* [Written task] Starting at the first line of the data, print each line verbatim up to and including the line bearing "from matplotlib.lines import Line2D", omitting pictures.

Items from a dataset
============================================================
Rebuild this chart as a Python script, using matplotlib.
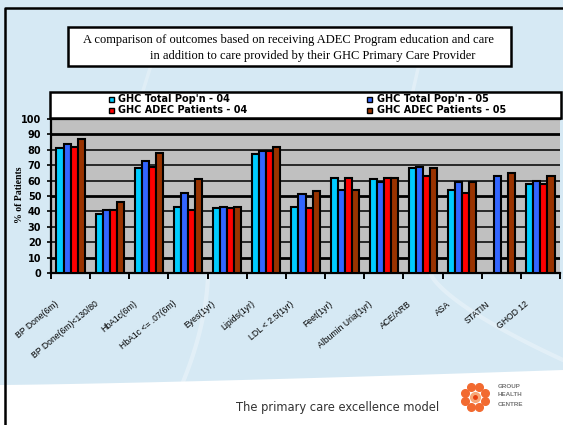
import numpy as np
import matplotlib
matplotlib.use("Agg")
import matplotlib.pyplot as plt
from matplotlib.patches import Rectangle, Polygon
from matplotlib.lines import Line2D

categories = ["BP Done(6m)", "BP Done(6m)<130/80", "HbA1c(6m)", "HbA1c <= .07(6m)",
              "Eyes(1yr)", "Lipids(1yr)", "LDL < 2.5(1yr)", "Feet(1yr)",
              "Albumin Uria(1yr)", "ACE/ARB", "ASA", "STATIN", "GHOD 12"]

series_names = ["GHC Total Pop'n - 04", "GHC Total Pop'n - 05",
                "GHC ADEC Patients - 04", "GHC ADEC Patients - 05"]

total_04 = [81, 38, 68, 43, 42, 77, 43, 62, 61, 68, 54, np.nan, 58]
total_05 = [84, 41, 73, 52, 43, 79, 51, 54, 59, 69, 59, 63, 60]
adec_04 = [82, 41, 69, 41, 42, 79, 42, 62, 62, 63, 52, np.nan, 58]
adec_05 = [87, 46, 78, 61, 43, 82, 53, 54, 62, 68, 59, 65, 63]

y_ticks = [0, 10, 20, 30, 40, 50, 60, 70, 80, 90, 100]

colors = ["#00CCFF", "#3366FF", "#FF0000", "#993300"]

W, H = 563, 425


def fx(px):
    return px / W


def fy(py):
    return 1 - py / H


fig = plt.figure(figsize=(5.63, 4.25), dpi=100)
fig.patch.set_facecolor("#D6E9F4")

# white band at the bottom of the slide
xs = np.linspace(0, 1, 50)
top = fy(385) + (fy(370) - fy(385)) * xs ** 1.3
fig.add_artist(Polygon(np.column_stack([np.r_[xs, 1, 0], np.r_[top, 0, 0]]),
                       closed=True, transform=fig.transFigure,
                       facecolor="white", edgecolor="none", zorder=0))
# faint swooshes
t = np.linspace(0, 1, 60)
fig.add_artist(Line2D(fx(208 - 25 * t ** 1.8), fy(272 + 110 * t), transform=fig.transFigure,
                      color="white", alpha=0.3, lw=3, zorder=0))
fig.add_artist(Line2D(fx(430 + 133 * t), fy(272 + 88 * t ** 0.7), transform=fig.transFigure,
                      color="white", alpha=0.3, lw=3, zorder=0))
fig.add_artist(Line2D(fx(420 - 8 * t), fy(60 + 35 * t), transform=fig.transFigure,
                      color="white", alpha=0.3, lw=2.5, zorder=0))
fig.add_artist(Line2D(fx(152 - 10 * t), fy(62 + 32 * t), transform=fig.transFigure,
                      color="white", alpha=0.25, lw=2.5, zorder=0))

# slide border
fig.add_artist(Line2D([fx(5), fx(5), 1.0], [0.0, fy(8), fy(8)], transform=fig.transFigure,
                      color="black", lw=1.8, zorder=5))

ax = fig.add_axes([fx(51), fy(273), fx(560) - fx(51), fy(119) - fy(273)])
ax.set_facecolor("#C0C0C0")

x = np.arange(len(categories))
w = 0.18
all_series = [total_04, total_05, adec_04, adec_05]
for k, vals in enumerate(all_series):
    ax.bar(x + (k - 1.5) * w, vals, width=w, color=colors[k],
           edgecolor="black", linewidth=1.5, zorder=3)

for v in y_ticks[1:-1]:
    ax.axhline(v, color="black", lw=2.0 if v in (10, 50, 90) else 1.1, zorder=1)

ax.set_xlim(-0.5, len(categories) - 0.5)
ax.set_ylim(0, 100)
ax.set_yticks(y_ticks)
ax.set_yticklabels([str(v) for v in y_ticks], fontsize=7, fontweight="bold",
                   family="DejaVu Sans")
ax.tick_params(axis="y", length=3, width=1.2, pad=4)
ax.set_xticks(np.arange(len(categories) + 1) - 0.5)
ax.set_xticklabels([])
ax.tick_params(axis="x", length=4, width=1.4)
for s in ax.spines.values():
    s.set_linewidth(1.6)
ax.spines["right"].set_visible(False)

for i, lab in enumerate(categories):
    ax.text(i - 0.4, -0.17, lab, transform=ax.get_xaxis_transform(),
            rotation=40, rotation_mode="anchor", ha="right", va="top",
            fontsize=6.2, family="Liberation Sans", color="black")

fig.text(fx(19), fy(195), "% of Patients", rotation=90, ha="center", va="center",
         fontsize=7, fontweight="bold", family="Liberation Serif")

# title box
fig.add_artist(Rectangle((fx(68), fy(66)), fx(511) - fx(68), fy(27) - fy(66),
                         transform=fig.transFigure, facecolor="white",
                         edgecolor="black", lw=1.8, zorder=2))
fig.text(fx(83), fy(40),
         "A comparison of outcomes based on receiving ADEC Program education and care",
         ha="left", va="center", fontsize=9, family="Liberation Serif", zorder=3)
fig.text(fx(150), fy(56),
         "in addition to care provided by their GHC Primary Care Provider",
         ha="left", va="center", fontsize=9, family="Liberation Serif", zorder=3)

# legend box
fig.add_artist(Rectangle((fx(50), fy(118)), fx(561) - fx(50), fy(92) - fy(118),
                         transform=fig.transFigure, facecolor="white",
                         edgecolor="black", lw=1.8, zorder=2))
leg_pos = [(111, 99), (370, 99), (111, 110), (370, 110)]
for k, (lx, ly) in enumerate(leg_pos):
    fig.add_artist(Rectangle((fx(lx - 2.5), fy(ly + 2.5)), 5 / W, 5 / H,
                             transform=fig.transFigure, facecolor=colors[k],
                             edgecolor="black", lw=1.0, zorder=3))
    fig.text(fx(lx + 7), fy(ly), series_names[k], ha="left", va="center",
             fontsize=7, fontweight="bold", family="DejaVu Sans", zorder=3)

# footer
fig.text(fx(236), fy(408), "The primary care excellence model", ha="left",
         va="center", fontsize=8.3, family="DejaVu Sans", color="#333333")

# logo
ang = np.linspace(0, 2 * np.pi, 9)[:-1] + np.pi / 8
lx, ly, r = 475, 397, 11
fig.add_artist(Line2D(fx(lx + r * np.cos(ang)), fy(ly + r * np.sin(ang)),
                      transform=fig.transFigure, ls="none", marker="o", ms=5.5,
                      color="#F26A30", zorder=3))
fig.add_artist(Line2D([fx(lx)], [fy(ly)], transform=fig.transFigure, ls="none", marker="o",
                      ms=7, color="#F8A878", zorder=3))
fig.add_artist(Line2D([fx(lx)], [fy(ly)], transform=fig.transFigure, ls="none", marker="o",
                      ms=2.5, color="#E84010", zorder=4))
for j, word in enumerate(["GROUP", "HEALTH", "CENTRE"]):
    fig.text(fx(498), fy(386 + j * 9), word, ha="left", va="center",
             fontsize=4.5, fontweight="bold", family="Liberation Sans", color="#777777")

fig.savefig("out.png", dpi=100, facecolor=fig.get_facecolor())
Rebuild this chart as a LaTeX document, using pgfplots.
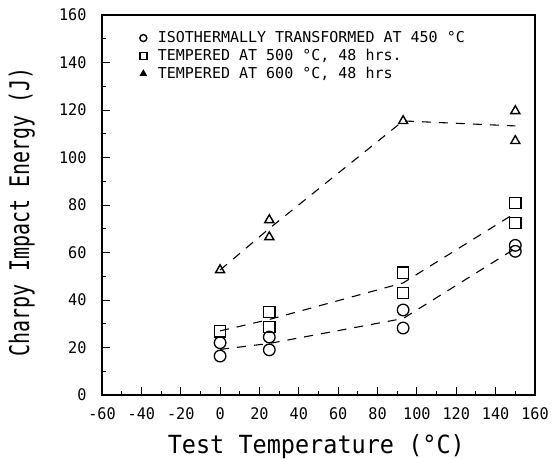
\documentclass[border=0pt]{standalone}
\usepackage{pgfplots}
\pgfplotsset{compat=1.18}
\usepackage{fontspec}
\setmainfont{DejaVu Sans Mono}
\newfontfamily\xlabfont{DejaVu Sans Mono}[FakeStretch=0.94]
\newfontfamily\ylabfont{DejaVu Sans Mono}[FakeStretch=0.74]
\newfontfamily\tickfont{DejaVu Sans Mono}[FakeStretch=0.95]
\newfontfamily\legfont{DejaVu Sans Mono}

\begin{document}
\begin{tikzpicture}
\begin{axis}[
  scale only axis,
  width=433pt, height=380pt,
  xmin=-60, xmax=160, ymin=0, ymax=160,
  xtick={-60,-40,...,160}, ytick={0,20,...,160},
  minor x tick num=1, minor y tick num=1,
  tick align=inside,
  xtick pos=bottom, ytick pos=left,
  major tick length=8pt, minor tick length=4pt,
  tick style={line width=0.9pt, black},
  axis line style={line width=1.2pt},
  /pgf/number format/assume math mode=true,
  ticklabel style={font=\tickfont\fontsize{16}{16}\selectfont},
  yticklabel style={xshift=-12pt},
  xticklabel style={yshift=-9pt},
  xlabel={Test Temperature (°C)},
  ylabel={Charpy Impact Energy (J)},
  label style={inner sep=0pt},
  xlabel style={font=\xlabfont\fontsize{25}{25}\selectfont, at={(axis description cs:0.495,-0.153)}, anchor=base},
  ylabel style={font=\ylabfont\fontsize{27}{27}\selectfont, at={(axis description cs:-0.1686,0.482)}, anchor=base},
  legend style={draw=none, fill=none, font=\legfont\fontsize{15}{15}\selectfont,
    at={(axis description cs:0.08,0.967)}, anchor=north west,
    row sep=1pt, cells={anchor=west}},
  legend cell align=left,
]
\addlegendimage{only marks, mark=o, mark size=3.5pt, line width=1.4pt}
\addlegendentry{\hspace{9pt}ISOTHERMALLY TRANSFORMED AT 450 °C}
\addlegendimage{only marks, mark=square, mark size=3.5pt, line width=1.6pt}
\addlegendentry{\hspace{9pt}TEMPERED AT 500 °C, 48 hrs.}
\addlegendimage{only marks, mark=triangle*, mark size=3.5pt, line width=1pt}
\addlegendentry{\hspace{9pt}TEMPERED AT 600 °C, 48 hrs}

% dashed mean lines
\addplot[forget plot, black, line width=1.1pt, dash pattern=on 9pt off 8pt] coordinates {
 (0,19.2) (25,21.7) (93,32.2) (150,61.7)};
\addplot[forget plot, black, line width=1.1pt, dash pattern=on 9pt off 8pt] coordinates {
 (0,27) (25,31.8) (93,47.2) (150,76.6)};
\addplot[forget plot, black, line width=1.1pt, dash pattern=on 9pt off 8pt] coordinates {
 (0,52.6) (25,70.1) (93,115.4) (150,113.3)};

% data points
\addplot[forget plot, only marks, mark=o, mark size=5.8pt, line width=1.3pt, black] coordinates {
 (0,22) (0,16.4) (25,24.4) (25,19) (93,35.8) (93,28.2) (150,63) (150,60.5)};
\addplot[forget plot, only marks, mark=square, mark size=5.6pt, line width=1.5pt, black] coordinates {
 (0,26.8) (25,35) (25,28.6) (93,51.5) (93,43) (150,80.8) (150,72.4)};
\addplot[forget plot, only marks, mark=triangle, mark size=5.2pt, line width=1.4pt, black] coordinates {
 (0,52.6) (25,73.7) (25,66.5) (93,115.4) (150,119.6) (150,107)};

\coordinate (bbsw) at (axis description cs:-0.2356,-0.1684);
\coordinate (bbne) at (axis description cs:1.0393,1.0395);
\end{axis}
\pgfresetboundingbox
\path (bbsw) rectangle (bbne);
\end{tikzpicture}
\end{document}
============================================================
* [Expected output]
Rebuild this chart as a Python script, using matplotlib.
import numpy as np
import matplotlib
matplotlib.use("Agg")
import matplotlib.pyplot as plt
from matplotlib.patches import Rectangle, Polygon
from matplotlib.lines import Line2D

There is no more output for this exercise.